Fifteen? Uh, nope. Ten dollars? Not even close. Okay, cut to the chase. Seven
cents. No, not seven dollars. Seven cents. Seven pennies. In a whole year a
whopping 84 cents of the $228 donation to HSUS goes to puppy and kitty
shelters. That’s less than couch change.
Exhibit two. The shelters the HSUS supports have the highest
euthanasia and lowest adoption rates of all pet shelters. According to
Veterinarian Patty Khuly, the shelter euthanasia rate across America is 34
percent. In HSUS supported shelters the euthanasia rate is 97 percent. Why is
the HSUS euthanasia rate so high? Because the HSUS position is that animals are
better off dead than existing as property or as a pet. Also, most state laws
require adopted dogs and cats to be spayed or neutered. This costs money. It
costs almost nothing to euthanize a dog or cat.
Exhibit three. What happens with the remaining $227.16 of an
annual donation? Here are some numbers, gleaned from 2010 HSUS tax records.

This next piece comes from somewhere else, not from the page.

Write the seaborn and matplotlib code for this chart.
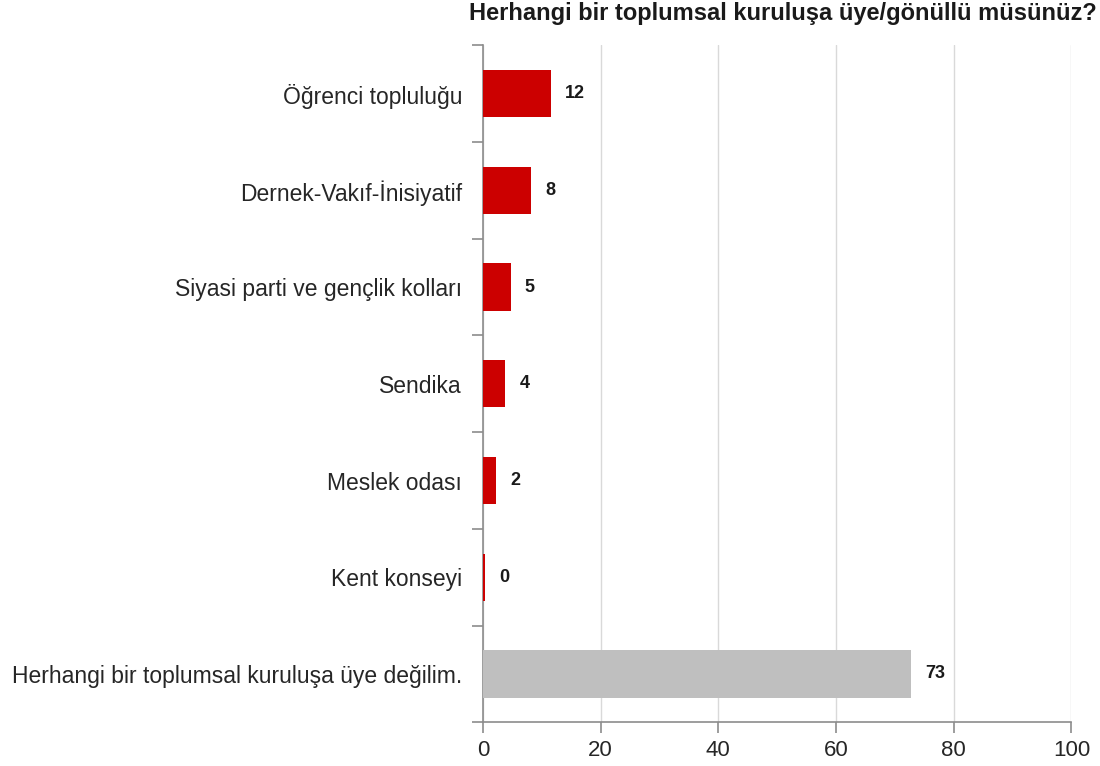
import matplotlib
matplotlib.use("Agg")
import matplotlib.pyplot as plt
import seaborn as sns
import pandas as pd
import numpy as np

# Data
categories = [
    "Öğrenci topluluğu",
    "Dernek-Vakıf-İnisiyatif",
    "Siyasi parti ve gençlik kolları",
    "Sendika",
    "Meslek odası",
    "Kent konseyi",
    "Herhangi bir toplumsal kuruluşa üye değilim.",
]
values = [11.6, 8.2, 4.7, 3.8, 2.3, 0.3, 72.8]
labels = ["12", "8", "5", "4", "2", "0", "73"]
bar_colors = ["#CC0000"] * 6 + ["#BFBFBF"]
title = "Herhangi bir toplumsal kuruluşa üye/gönüllü müsünüz?"

sns.set_style("white")
plt.rcParams["font.family"] = ["Liberation Sans", "DejaVu Sans"]

df = pd.DataFrame({"kategori": categories, "deger": values})

fig = plt.figure(figsize=(11, 7.66), dpi=100)
ax = fig.add_axes([0.439, 0.057, 0.535, 0.884])

sns.barplot(data=df, y="kategori", x="deger", hue="kategori",
            palette=bar_colors, orient="h", width=0.49, legend=False,
            saturation=1, linewidth=0, ax=ax, zorder=3)

ax.set_xlim(0, 100)
ax.set_xticks(np.arange(0, 101, 20))
ax.set_ylim(len(categories) - 0.5, -0.5)
ax.set_xlabel("")
ax.set_ylabel("")

# category labels at bar centres, tick marks on the boundaries
ax.set_yticks(np.arange(len(categories)))
ax.set_yticklabels(categories)
ax.set_yticks(np.arange(-0.5, len(categories)), minor=True)
ax.tick_params(axis="y", which="major", left=False, length=0, pad=15,
               labelsize=16.5, labelcolor="#262626")
ax.tick_params(axis="y", which="minor", left=True, length=8, width=1.2,
               color="#8c8c8c", direction="out")
ax.tick_params(axis="x", bottom=True, length=8, width=1.2, color="#8c8c8c",
               direction="out", labelsize=16, labelcolor="#262626", pad=5)

for side in ["top", "right"]:
    ax.spines[side].set_visible(False)
for side in ["left", "bottom"]:
    ax.spines[side].set_color("#8c8c8c")
    ax.spines[side].set_linewidth(1.2)

ax.xaxis.grid(True, color="#d9d9d9", linewidth=1, zorder=0)
ax.set_axisbelow(True)

for i, (v, lab) in enumerate(zip(values, labels)):
    ax.text(v + 2.4, i, lab, va="center", ha="left", fontsize=13,
            fontweight="bold", color="#1a1a1a")

fig.text(0.997, 0.982, title, ha="right", va="center", fontsize=17,
         fontweight="bold", color="#1a1a1a")

fig.savefig("out.png", dpi=100)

HSUS CEO Wayne Pacelle was paid $287,786. HSUS employed 636 people, 29 of whom
make more than $100,000. HSUS pumped $2.6 million into it’s pension plan. It
spent $3.6 million lobbying state and federal lawmakers. HSUS spent $47 million
on fundraising. They spent 0.418 percent on puppy and kitty shelters, most of
which went to euthanasia. All the rest went to salaries, promotions, pensions,
and lobbying.
And that may be why HSUS is presently facing federal charges
of racketeering, obstruction of justice, and malicious prosecution.
Now we return to the lack of media coverage. Why haven’t you
heard a peep about this RICO prosecution? Well, honestly, why would you? The
major media, including CBS, ABC, NBC, PBS, the Associated Press and countless
major newspapers gave HSUS more than $34 million in free advertising last year.
It’s all there in the tax records.
You see, HSUS doesn’t just run a $19 per month numbers
racket. They maliciously threaten American citizens with expensive legal action
and violence. They pay top dollar to manipulate the legal system to achieve
their unsavory and often criminal ends.
At the end of the day, they want all animals to be free.
Even if they have to kill them.
This lawsuit easily could bankrupt HSUS, put it out of
business and send some of its top executives to prison.
And it’s about time. These animal rights and environmental
extremists have been pushing policy in this country for more than 20 years,
through duplicity, malicious threats, strong-arm tactics, and violent criminal
behavior. They’ve grown immensely wealthy through their lawsuits and
racketeering schemes. They’ve misrepresented their true nature and goals.